If it seemed as if Chicago’s decision-makers were waving the white flag on last season, then Thibodeau, Noah, and the rest of the Bulls didn’t get the message. “All these other teams, when you’re feeling sorry for yourself, they don’t care,” Noah said. “It’s like a wounded animal. When a team sees that you’re wounded and you’re in low spirits, or if things aren’t going well, they’re going for the kill. We didn’t want to be that wounded animal that teams would just come in here and kill.” Aside from the Bulls’ typically staunch defense, Thibodeau began running the offense through Noah at the high post. “In the last four years, when you look at his overall growth, it’s really a quantum leap,” Thibodeau said. “Each year he’s gotten better and better, and I think he’ll continue to do that throughout his career because of the way he works.” Noah plugged the middle on defense and won the NBA’s Defensive Player of the Year award. He also served as Chicago’s best offensive player, finishing the season with career highs in points (12.6) and rebounds (11.3) while averaging an eye-popping 5.4 assists. He earned a reputation as the game’s best passing center since Vlade Divac and ranked fourth in the league’s
MVP voting.
...
“Everything that’s happened to us, I feel like it’s happening for a reason,” Noah said, referring to Rose’s injuries, Deng’s trade, the playoff disappointments. “I mean, you can’t relate it, but this city, the people in this city deal with a lot of adversity,” Noah continued. “I think that everything we’re dealing with as a team, it represents this city.”
...
Noah also tries to visit Hawaii every summer. “Hawaii is the only place where I feel like I can recharge my batteries and really let go of everything that happened in a season,” Noah said. And then there’s Sweden, his mother’s homeland. “When I think of Sweden, I think of my grandparents,” Noah said. “I just think of simplicity when I’m there. Farm life, good people. I love it there. Very simple people, but strong as well, [with a] Viking type of mentality.”
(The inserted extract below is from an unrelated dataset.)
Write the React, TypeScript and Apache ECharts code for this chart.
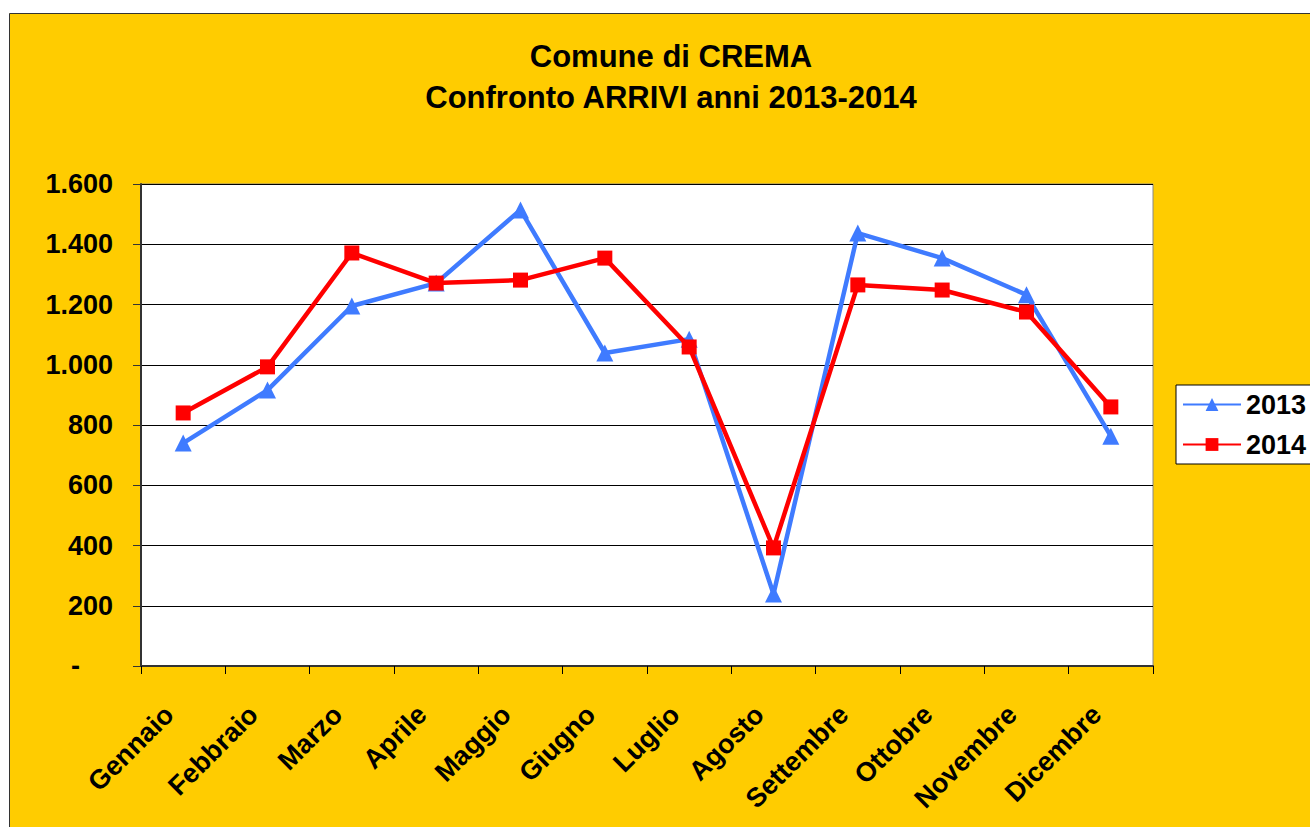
import React, { useEffect, useRef } from "react";
import * as echarts from "echarts";

const months = ["Gennaio", "Febbraio", "Marzo", "Aprile", "Maggio", "Giugno", "Luglio", "Agosto", "Settembre", "Ottobre", "Novembre", "Dicembre"];
const arrivi2013 = [740, 916, 1195, 1271, 1514, 1039, 1085, 239, 1437, 1354, 1232, 763];
const arrivi2014 = [840, 993, 1371, 1271, 1281, 1354, 1059, 392, 1265, 1248, 1175, 860];
const titleLines = ["Comune di CREMA", "Confronto ARRIVI anni 2013-2014"];

const fmtThousands = (v: number) => {
  if (v === 0) return "{z|-}";
  const s = String(Math.round(v));
  return s.replace(/\B(?=(\d{3})+(?!\d))/g, ".");
};

export default function App() {
  const ref = useRef<HTMLDivElement>(null);
  useEffect(() => {
    if (!ref.current) return;
    const chart = echarts.init(ref.current, undefined, { renderer: "svg" });
    const font = "Liberation Sans, Arial, sans-serif";
    chart.setOption({
      animation: false,
      backgroundColor: "#ffffff",
      textStyle: { fontFamily: font },
      graphic: [
        {
          type: "rect",
          z: -10,
          shape: { x: 9.5, y: 13.5, width: 1320, height: 830 },
          style: { fill: "#FFCC00", stroke: "#333333", lineWidth: 1 },
        },
      ],
      title: {
        text: titleLines.join("\n"),
        left: 666,
        textAlign: "center",
        top: 31,
        textStyle: { fontSize: 31, fontWeight: "bold", color: "#000", lineHeight: 41, fontFamily: font },
      },
      legend: {
        left: 1176,
        top: 385,
        orient: "vertical",
        backgroundColor: "#ffffff",
        borderColor: "#000000",
        borderWidth: 1,
        borderRadius: 0,
        padding: [6, 10, 6, 6],
        itemGap: 13,
        itemWidth: 58,
        itemHeight: 16,
        textStyle: { fontSize: 27, fontWeight: "bold", color: "#000", fontFamily: font },
        data: ["2013", "2014"],
      },
      grid: {
        left: 141,
        top: 184,
        width: 1012,
        height: 482,
        show: true,
        backgroundColor: "#ffffff",
        borderColor: "#888888",
        borderWidth: 1,
      },
      xAxis: {
        type: "category",
        data: months,
        boundaryGap: true,
        axisLine: { show: true, lineStyle: { color: "#333333", width: 2 } },
        axisTick: { show: true, alignWithLabel: false, length: 8, lineStyle: { color: "#000" } },
        axisLabel: {
          interval: 0,
          rotate: 45,
          margin: 30,
          padding: [0, 20, 0, 0],
          fontSize: 27,
          fontWeight: "bold",
          color: "#000",
          fontFamily: font,
        },
      },
      yAxis: {
        type: "value",
        min: 0,
        max: 1600,
        interval: 200,
        axisLine: { show: true, lineStyle: { color: "#333333", width: 2 } },
        axisTick: { show: true, length: 8, inside: false, lineStyle: { color: "#333" } },
        splitLine: { show: true, lineStyle: { color: "#000000", width: 1 } },
        axisLabel: {
          formatter: fmtThousands,
          fontSize: 27,
          fontWeight: "bold",
          color: "#000",
          margin: 28,
          fontFamily: font,
          rich: {
            z: { fontSize: 27, fontWeight: "bold", color: "#000", padding: [0, 33, 0, 0], fontFamily: font },
          },
        },
      },
      series: [
        {
          name: "2013",
          type: "line",
          data: arrivi2013,
          color: "#3F7BFF",
          lineStyle: { width: 4.5, color: "#3F7BFF" },
          symbol: "triangle",
          symbolSize: 17,
          itemStyle: { color: "#3F7BFF" },
          z: 2,
        },
        {
          name: "2014",
          type: "line",
          data: arrivi2014,
          color: "#FF0000",
          lineStyle: { width: 4.5, color: "#FF0000" },
          symbol: "rect",
          symbolSize: 15,
          itemStyle: { color: "#FF0000" },
          z: 3,
        },
      ],
    });
    return () => chart.dispose();
  }, []);
  return <div ref={ref} style={{ position: "absolute", left: 0, top: 0, width: 1310, height: 827 }} />;
}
All the places — France, New Jersey, New York, Gainesville, Chicago, Cameroon, Sweden, Hawaii, and others — have combined to influence Noah. He may be the only NBA player who will listen to Bob Marley, then talk trash to Kevin Garnett and LeBron James, and then turn around and quote Shakespeare.
...
“In my eyes, he’s probably the most unprecedented success story in basketball in America,” Vaccaro said. “To be mentioned with these great, great players who everyone [knew] was going to be great — Kevin Durant, LeBron James, Kevin Love. You knew they had a chance to be brilliant; it’s just [a matter of] when they accomplished it. Joakim Noah — you can’t duplicate that. It can’t happen again. I’ve never seen this. I’ve seen the great ones and they all have vanity and ego and all that crap. He was wiping the floor.”
Noah’s past shaped his present and helped turn the son of one of France’s biggest celebrities into a humble, generous grown man who also happens to be among the best players in the NBA. In Chicago, the Bulls staff has grown used to watching Noah train by himself in empty gyms and seeing the big man push himself as hard in the late summer as he would in the deep winter. Noah’s work ethic, the trait he traces back to watching his father rely on no one but himself on the tennis court, has become one of the son’s greatest talents as a basketball player. Another thing Noah picked up from his father was the desire to be a citizen of the globe. Noah holds French, U.S., and Swedish passports, and he thinks of himself as a constant wanderer.
“My grandfather always tells me, ‘I know where I’m from, so I know who I am,’” Noah said. “[I’m] from a lot of different places, [so] I really take that to heart because all these places make me who I am.”